The ruling doesn't make abortion illegal across the country, but the right to abortion is no longer guaranteed throughout the nation. Instead, it leaves the question for states to decide.
Although there are still a lot of questions on what will happen next, the court's decision has raised the specter that other rights, ruled to be guaranteed by previous court decisions, could also be rolled back.
"We've assumed that the progress of rights was always in a direction of expanding rights. The only rights that are expanding right now are gun rights," University of Toledo political science professor, Dr. Sam Nelson said.
RELATED: Who voted against Roe v. Wade?
Every other American right is contracting, according to Dr. Nelson.
He says that's especially the case with the SCOTUS decision to overturn Roe v. Wade.
A decision that was expected, but was still shocking to millions when it finally came down.
"I do think that the court probably was somewhat sensitive to the timing, but I think they would have made this decision next year, right before the election if that's how their calendar had worked out," said Nelson.
It's unprecedented territory and he believes abortion is just the start.
In a separate opinion released on Friday Supreme Court Justice Clarence Thomas said “in future cases, we should reconsider all of this Court’s substantive due process precedents, including Griswold, Lawrence, and Obergefell.”
The Griswold, Lawrence, and Obergefell cases established that access to contraception, gay sex between consenting adults, and gay marriage were guaranteed rights under the constitution.
After Justice Clarence Thomas comments to overturn other these landmark rulings, Nelson says every right we thought was constitutionally guaranteed is now in jeopardy.
"He's inviting states to pass laws overturning marriage equality, passing bans on contraception, things like that," said Nelson. "So we're going to see that at the court. Maybe not next year, it might take two or three years for that to percolate, but we are going to see that."

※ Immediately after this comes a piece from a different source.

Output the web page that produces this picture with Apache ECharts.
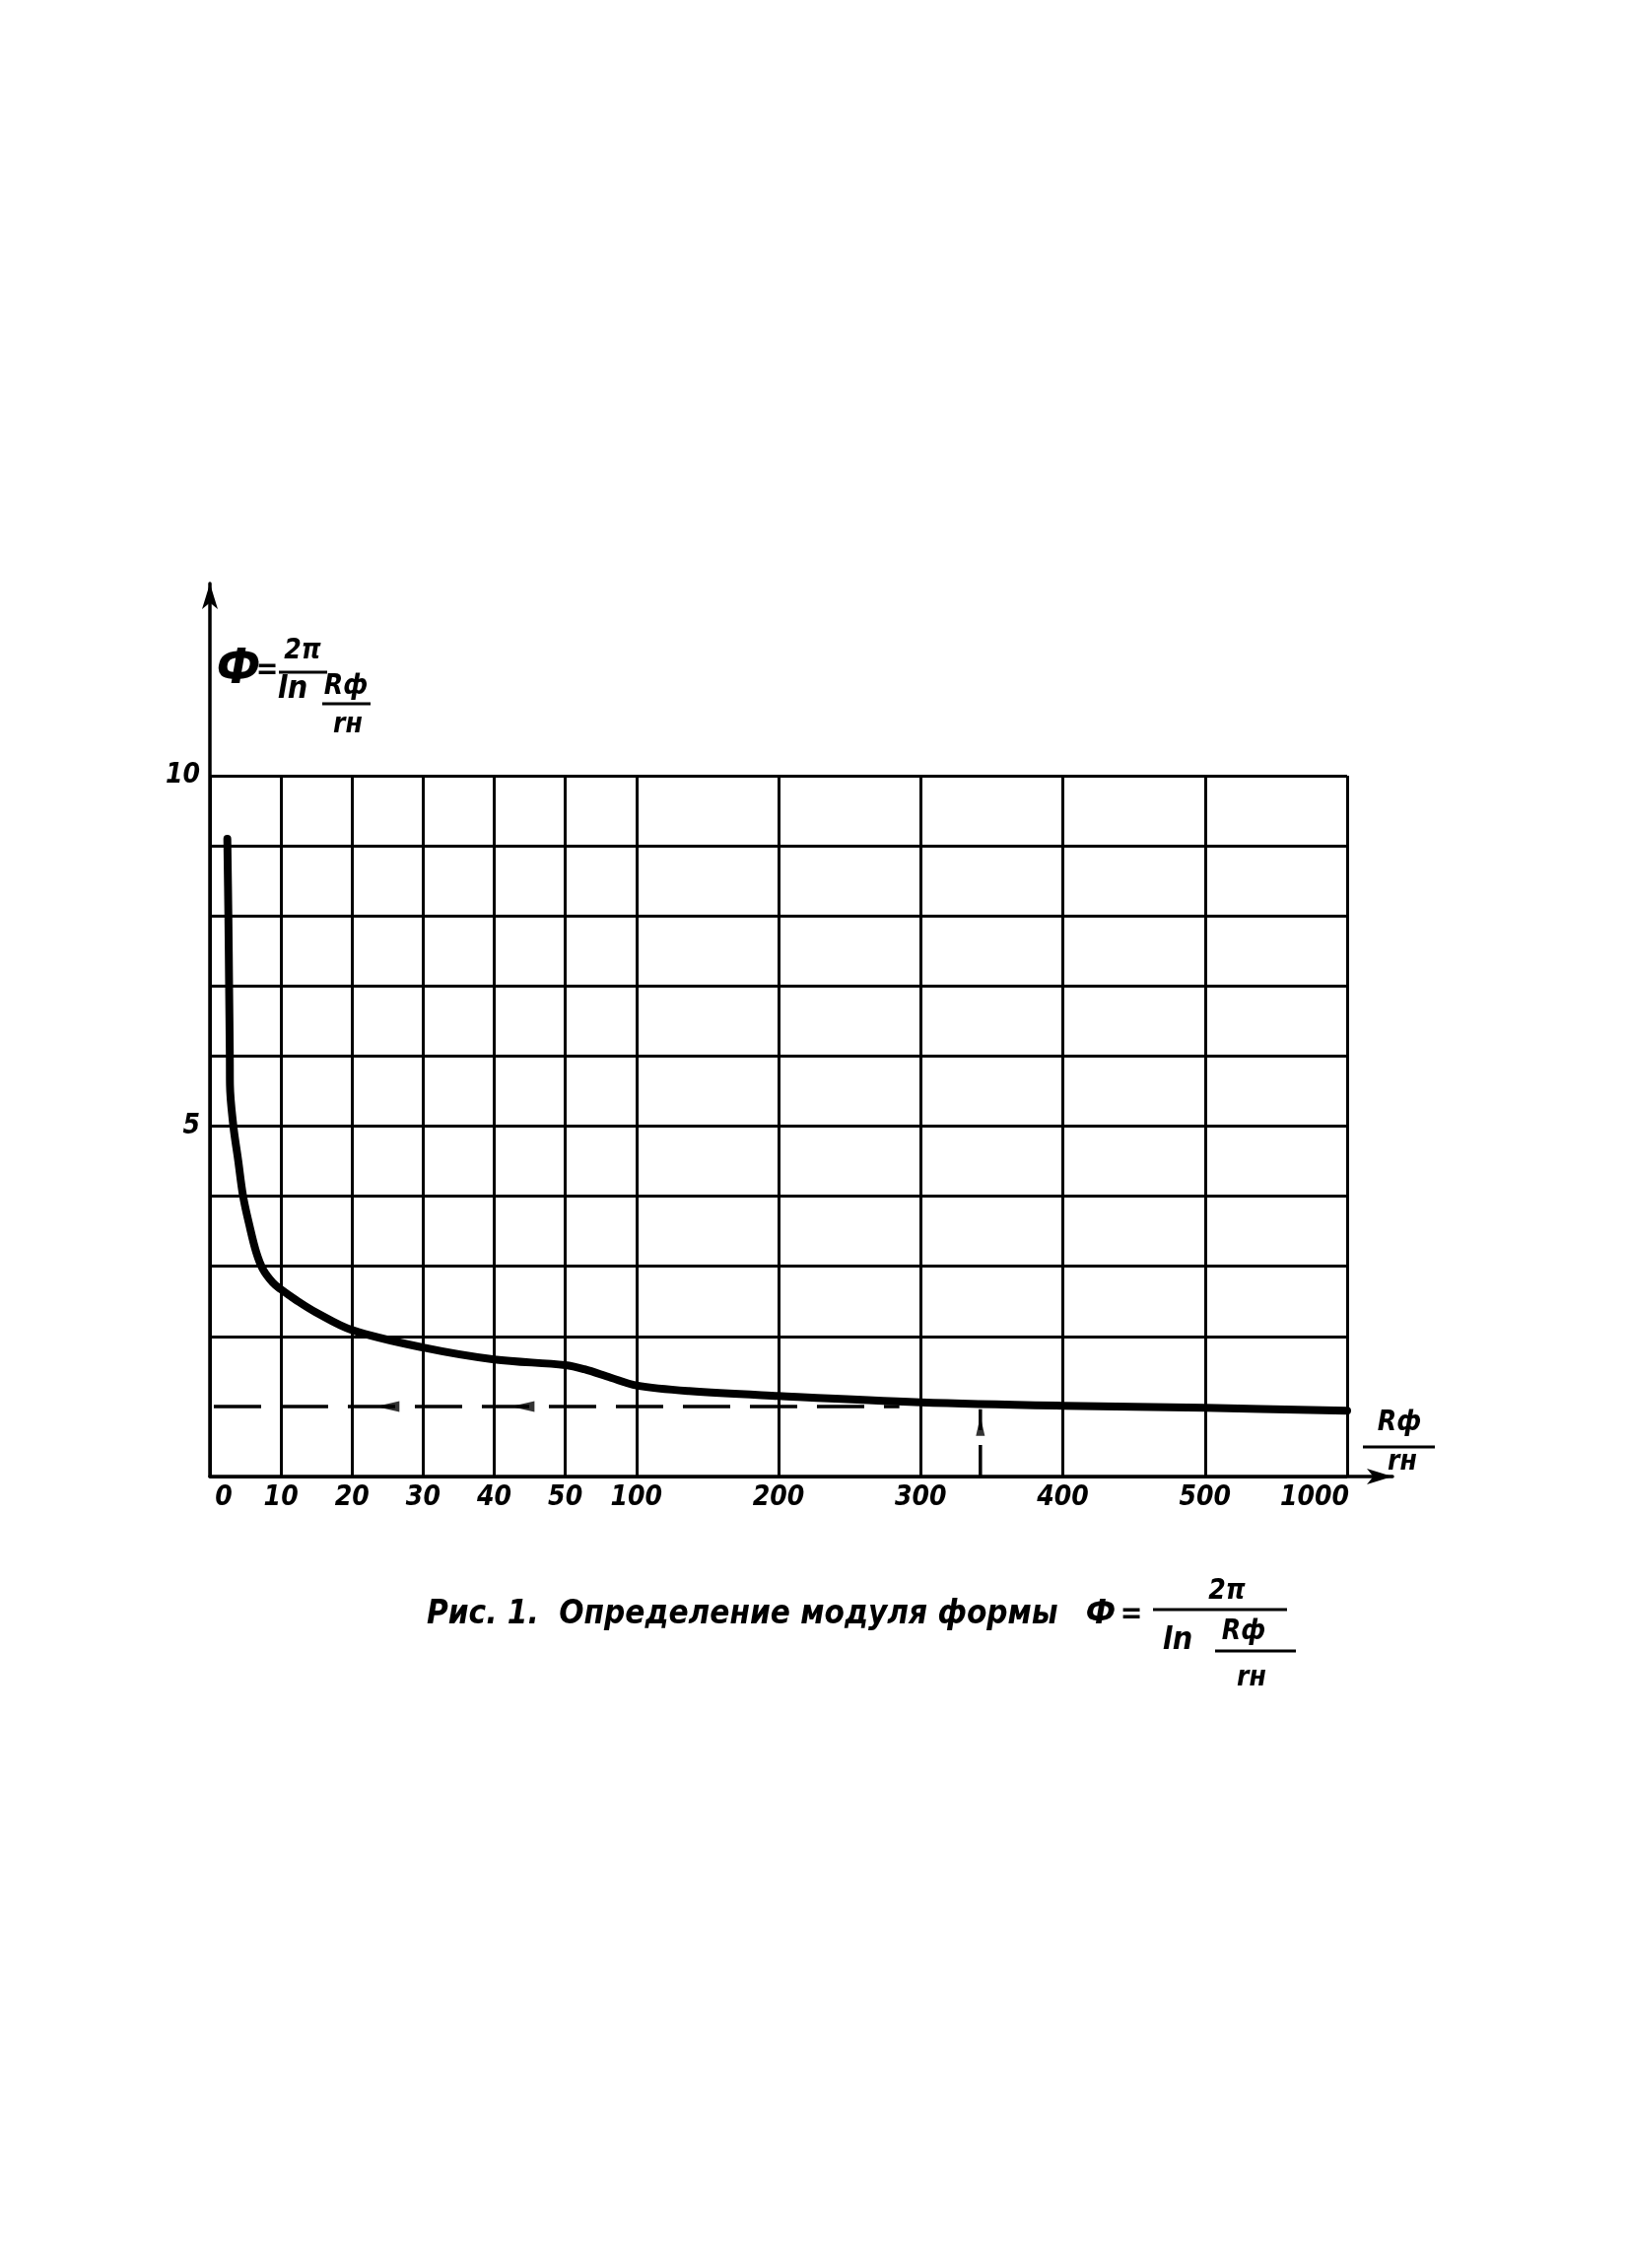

We've already seen states, including Ohio, ban or severely limit access to abortion.
But according to Nelson, there's nothing that says the court's ruling will stay at the state level.
"The court is not the last word on what rights are. Congress could act. Congress could act to protect abortion rights in the country. Congress could act to ban abortion in the entire country," said Nelson.
As for the role this will have in upcoming elections, Nelson believes this will lead to a higher voter turnout, especially among Democratic voters.